Boundaries and aims of the group

The WG will be a forum for sharing an recording up-to-date information on innovations in assessment. It also aims to identify factors contributing to successful innovations and to disseminate these. It plans to build up a network of participants, indicating their interests, to facilitate sharing of information and collaboration. Our work will not overlap that of WG20 or TG26. It will not deal with international comparative studies or any administrative, social or political aspects of large scale assessment. It will not deal with any evaluation of systems, schools, curricula, etc. It will focus on assessment of students' learning from individual classroom level up to national level using both internal and external assessment. It will include only innovations in assessment which the contributors judge to have improved assessment or learning in their classrooms or countries. This subjective judgement will vary across countries as will the date when the innovation was introduced.

We specially want to include examples from countries and from schools which few people already know about. The innovation might be very small, but we would still like to know about it.
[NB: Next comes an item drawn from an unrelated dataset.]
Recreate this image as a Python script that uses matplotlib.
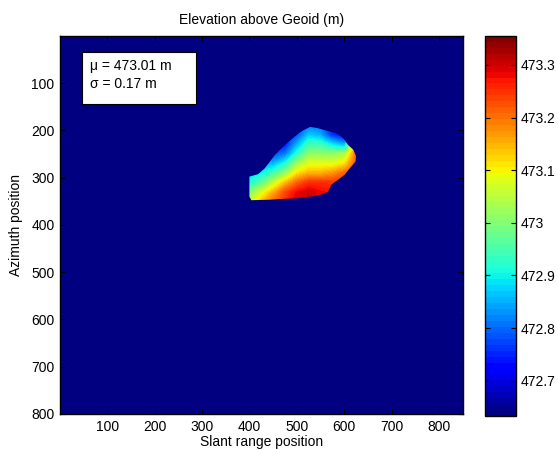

We would be grateful for examples from you. Please e-mail this message to anyonewho you think might be able to help.

WG10. Languages and mathematics.

CO: Jose F. Quesada (Spain)
AP: Ferdinando Arzarello (Italy), Joop van Dormolen (Israel)
LO: Alicia Bruno (Spain)
The working group will focus the attention on activities which facilitate the transition from properties and relations dicovered in "everyday" language and real situations to verbal an written presentations, and from these to graphical languages (drawings, diagrams, graphs,...) and towards symbolization.

WG11. A curriculum from scratch (zero-based).

CO: Anthony Ralston (USA)
AP: Hugh Burkhardt (UK), Nerida Ellerton (Australia), Susan Groves (Australia), Rolf Hedren (Sweden)
LO: Salvador Guerrero (Spain)
Suppose mathematics education did not exist and you needed to invent in 1996. What would the curriculum look like? The Working Group will address this question with the aim of assessing how far from the current K- 12 curriculum an ideal curriculum would be and, also, how the political, social and economic constraints on curriculum change might be overcome in order to get from where we are to where we would like to be. Some presentatios at ICME-8 will consider this question from the perspective of subject matter (what portions of current school mathematics should be in any curriculum? what subject matter not now commonly taught in school mathematics should be in the curriculum?). Other presentations will discuss the impact of the zero-based idea on pedagogy, teacher education and testing and, as well, will consider what research in mathematics education can tell us about a zero-based curriculum. It is intended to publish a proceedings consisting of the papers presented and the discussions at ICME-8.

WG12. Curriculum changes in the primary school.

CO: Mary Lindquist (USA)
AP: Maria Canals (Spain), Michala Kaslova (Czech Rep.), Hans Nygaard Jensen (Denmark)
LO: Carmen Burgues (Spain)
Curriculum Changes in Primary Mathematics focus on CHANGE---new expectations of students, change in the mathematics content, change in the sequencing, research that supports change, recommendations for further change. Participants should bring curriculum documents of their country, region, or school and a brief description of the major thrusts and recent changes.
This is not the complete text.